The United States’ National Security Agency intervened to block Huawei Technologies’ bids to supply equipment to AT&T last year, threatening to withdraw government business if Huawei was chosen, The Washington Post reported.
The company also has faced opposition from Indian and British intelligence agencies and Australian security experts are voicing similar concerns as Huawei seeks a slice of the $43 billion broadband roll-out.
As the rate of cyber attacks on Australian interests intensifies, an intelligence expert at the Australian National University’s Strategic and Defence Studies Centre, Desmond Ball, said he didn’t want to sound alarmist ”but this is the highest order risk that I would see with regard to network vulnerability”.
Bids by Huawei ”would have to be subject to the closest scrutiny but in the end it would be the government’s responsibility to reject such an involvement”.
He said the cyber security debate focused on malicious software but more attention should be paid to hardware, which could carry digital trapdoors.

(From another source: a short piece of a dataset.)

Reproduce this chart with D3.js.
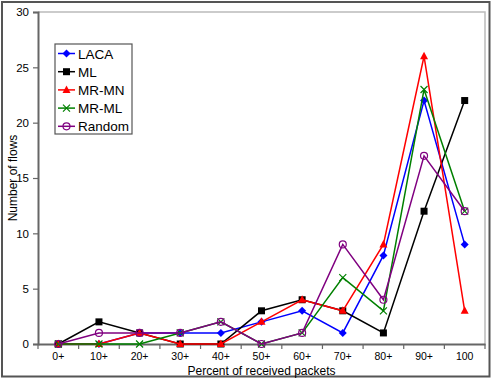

Professor Ball said even the most secure cable systems were vulnerable.
Over the next decade, he said, the US-China relationship would become the most likely source of major international conflict and Australia was a key ally of the US.
Retired air commodore Gary Waters, a former senior official in the Defence Department who now works for consultancy firm Jacobs Australia, said the government appeared not to be taking cyber security seriously enough. ”The threat is increasing and I think this is one of those threats,” he said, adding that an independent private-sector audit would be required of any foreign company ”where alarm bells could sound on cyber security”.
Alan Dupont, director of the Centre for International Security Studies at the University of Sydney, called for a robust discussion of the NBN’s security risks, saying: ”This is the critical piece of infrastructure that is going to go down over the next 30 or 40 years … there needs to be a broader discussion of the national security implications.”
The executive director of national security policy at Verizon in Washington, DC, Marcus Sachs, said malicious software was easy to hide in hardware and any risk assessment should focus on how much a company could be trusted.
Huawei lost a bid to supply the NBN’s ethernet aggregation equipment and the gigabit passive optical network in June. The contract went to Alcatel-Lucent, a French company.
Huawei, the world’s second-largest telecommunications network provider, is believed to be preparing bids to supply almost all the equipment the NBN needs. Former Victorian minister Theo Theophanous is lobbying Canberra on Huawei’s behalf.
Huawei emphasises that it is privately owned and has released details that show its employees own its shares. But links with the military are persistently reported. According to The New York Times, Huawei’s founder and chief executive, Ren Zhengfei, was an officer in the People’s Liberation Army. China analysts say loan credits from China Construction Bank, which were granted to small companies that wanted to buy Huawei equipment, were not necessarily repaid.
Jeremy Mitchell, public affairs director for Huawei Australia, denied the company was linked to the Chinese government.
He said Huawei guaranteed that its equipment was safe. Despite intelligence resistance, Huawei has supplied equipment to British Telecom. He said Optus and Telstra already used Huawei’s equipment and about 50 per cent of Australians relied on it. A spokeswoman for Communications Minister Senator Stephen Conroy said the government would ensure that ”national security and resilience issues are addressed in the design and operation of the NBN”.